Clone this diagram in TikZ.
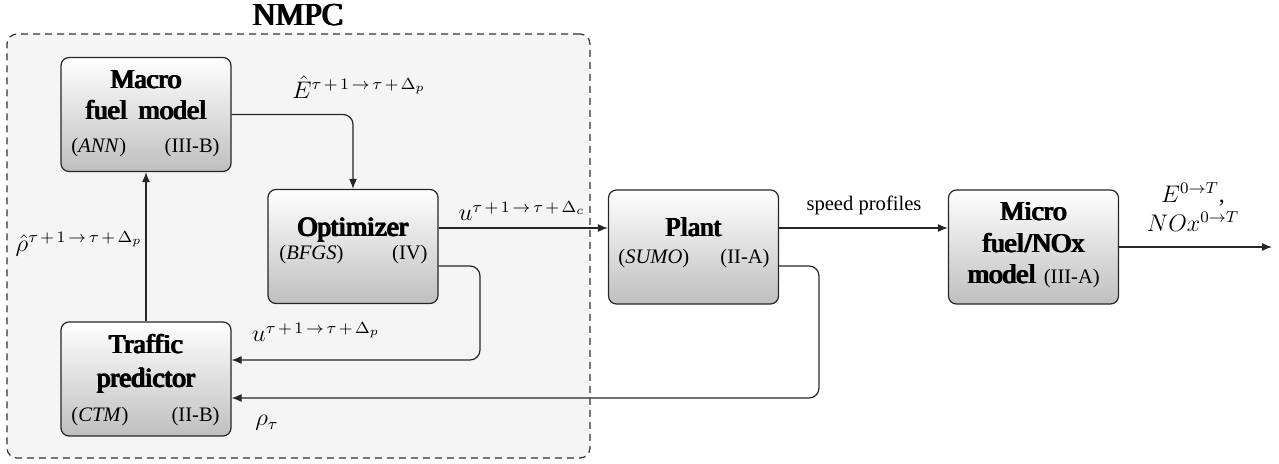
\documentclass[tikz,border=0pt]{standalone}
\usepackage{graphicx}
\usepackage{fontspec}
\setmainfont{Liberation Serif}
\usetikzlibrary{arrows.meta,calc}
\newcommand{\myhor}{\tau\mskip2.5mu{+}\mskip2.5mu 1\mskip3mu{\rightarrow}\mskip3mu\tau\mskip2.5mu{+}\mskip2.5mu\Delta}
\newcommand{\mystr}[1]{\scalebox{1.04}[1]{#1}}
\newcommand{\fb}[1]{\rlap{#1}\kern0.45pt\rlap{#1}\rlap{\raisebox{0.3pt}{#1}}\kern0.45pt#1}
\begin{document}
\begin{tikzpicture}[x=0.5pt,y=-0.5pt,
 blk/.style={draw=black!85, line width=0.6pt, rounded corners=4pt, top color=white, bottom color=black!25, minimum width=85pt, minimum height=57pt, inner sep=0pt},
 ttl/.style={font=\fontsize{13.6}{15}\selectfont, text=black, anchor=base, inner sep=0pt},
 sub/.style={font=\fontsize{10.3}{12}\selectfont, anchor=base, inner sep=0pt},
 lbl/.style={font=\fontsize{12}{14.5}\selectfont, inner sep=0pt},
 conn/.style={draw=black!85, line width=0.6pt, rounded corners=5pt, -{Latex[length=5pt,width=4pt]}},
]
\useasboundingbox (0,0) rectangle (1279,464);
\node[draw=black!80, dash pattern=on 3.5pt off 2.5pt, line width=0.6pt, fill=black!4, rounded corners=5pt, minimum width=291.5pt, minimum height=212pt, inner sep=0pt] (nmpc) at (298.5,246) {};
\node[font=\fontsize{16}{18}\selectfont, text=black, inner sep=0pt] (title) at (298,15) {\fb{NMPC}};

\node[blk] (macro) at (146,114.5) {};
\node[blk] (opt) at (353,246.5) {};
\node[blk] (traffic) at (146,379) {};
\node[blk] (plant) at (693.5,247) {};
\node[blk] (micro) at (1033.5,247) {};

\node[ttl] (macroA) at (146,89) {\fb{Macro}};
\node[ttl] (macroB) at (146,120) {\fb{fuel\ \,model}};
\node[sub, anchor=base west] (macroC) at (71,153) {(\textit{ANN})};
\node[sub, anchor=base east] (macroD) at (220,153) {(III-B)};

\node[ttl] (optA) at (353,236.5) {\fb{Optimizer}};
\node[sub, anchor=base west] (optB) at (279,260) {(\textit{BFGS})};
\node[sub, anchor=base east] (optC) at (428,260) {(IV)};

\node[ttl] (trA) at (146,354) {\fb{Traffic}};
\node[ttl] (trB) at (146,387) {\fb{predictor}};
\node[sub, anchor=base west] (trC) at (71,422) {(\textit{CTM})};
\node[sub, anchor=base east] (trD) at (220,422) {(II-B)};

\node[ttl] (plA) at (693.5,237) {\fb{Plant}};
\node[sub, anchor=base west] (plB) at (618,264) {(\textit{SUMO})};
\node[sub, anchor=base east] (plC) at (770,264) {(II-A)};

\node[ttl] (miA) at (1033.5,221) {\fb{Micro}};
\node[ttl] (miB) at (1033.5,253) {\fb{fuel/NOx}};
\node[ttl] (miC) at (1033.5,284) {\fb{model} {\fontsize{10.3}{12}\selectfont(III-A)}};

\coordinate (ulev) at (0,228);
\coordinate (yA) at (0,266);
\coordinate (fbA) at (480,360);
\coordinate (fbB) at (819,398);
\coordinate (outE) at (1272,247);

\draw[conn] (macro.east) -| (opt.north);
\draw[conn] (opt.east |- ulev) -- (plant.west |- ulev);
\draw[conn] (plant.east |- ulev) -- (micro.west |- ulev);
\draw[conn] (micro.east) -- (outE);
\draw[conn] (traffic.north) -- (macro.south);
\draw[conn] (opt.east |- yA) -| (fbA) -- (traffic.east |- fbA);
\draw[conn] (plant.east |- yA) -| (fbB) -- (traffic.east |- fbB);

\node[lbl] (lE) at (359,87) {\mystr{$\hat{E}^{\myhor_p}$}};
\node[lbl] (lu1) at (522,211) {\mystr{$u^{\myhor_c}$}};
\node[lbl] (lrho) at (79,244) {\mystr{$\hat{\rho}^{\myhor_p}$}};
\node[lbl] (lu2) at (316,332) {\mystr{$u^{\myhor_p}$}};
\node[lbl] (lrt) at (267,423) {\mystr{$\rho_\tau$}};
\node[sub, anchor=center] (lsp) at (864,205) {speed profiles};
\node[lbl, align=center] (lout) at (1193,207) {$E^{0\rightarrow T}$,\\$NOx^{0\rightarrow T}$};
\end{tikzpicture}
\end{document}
================================
Skip the pictures and restate exactly the lines from the beginning of the listing to the line with "text=black, inner sep=0pt]", that line included.

Result:
Clone this diagram in TikZ.
\documentclass[tikz,border=0pt]{standalone}
\usepackage{graphicx}
\usepackage{fontspec}
\setmainfont{Liberation Serif}
\usetikzlibrary{arrows.meta,calc}
\newcommand{\myhor}{\tau\mskip2.5mu{+}\mskip2.5mu 1\mskip3mu{\rightarrow}\mskip3mu\tau\mskip2.5mu{+}\mskip2.5mu\Delta}
\newcommand{\mystr}[1]{\scalebox{1.04}[1]{#1}}
\newcommand{\fb}[1]{\rlap{#1}\kern0.45pt\rlap{#1}\rlap{\raisebox{0.3pt}{#1}}\kern0.45pt#1}
\begin{document}
\begin{tikzpicture}[x=0.5pt,y=-0.5pt,
 blk/.style={draw=black!85, line width=0.6pt, rounded corners=4pt, top color=white, bottom color=black!25, minimum width=85pt, minimum height=57pt, inner sep=0pt},
 ttl/.style={font=\fontsize{13.6}{15}\selectfont, text=black, anchor=base, inner sep=0pt},
 sub/.style={font=\fontsize{10.3}{12}\selectfont, anchor=base, inner sep=0pt},
 lbl/.style={font=\fontsize{12}{14.5}\selectfont, inner sep=0pt},
 conn/.style={draw=black!85, line width=0.6pt, rounded corners=5pt, -{Latex[length=5pt,width=4pt]}},
]
\useasboundingbox (0,0) rectangle (1279,464);
\node[draw=black!80, dash pattern=on 3.5pt off 2.5pt, line width=0.6pt, fill=black!4, rounded corners=5pt, minimum width=291.5pt, minimum height=212pt, inner sep=0pt] (nmpc) at (298.5,246) {};
\node[font=\fontsize{16}{18}\selectfont, text=black, inner sep=0pt] (title) at (298,15) {\fb{NMPC}};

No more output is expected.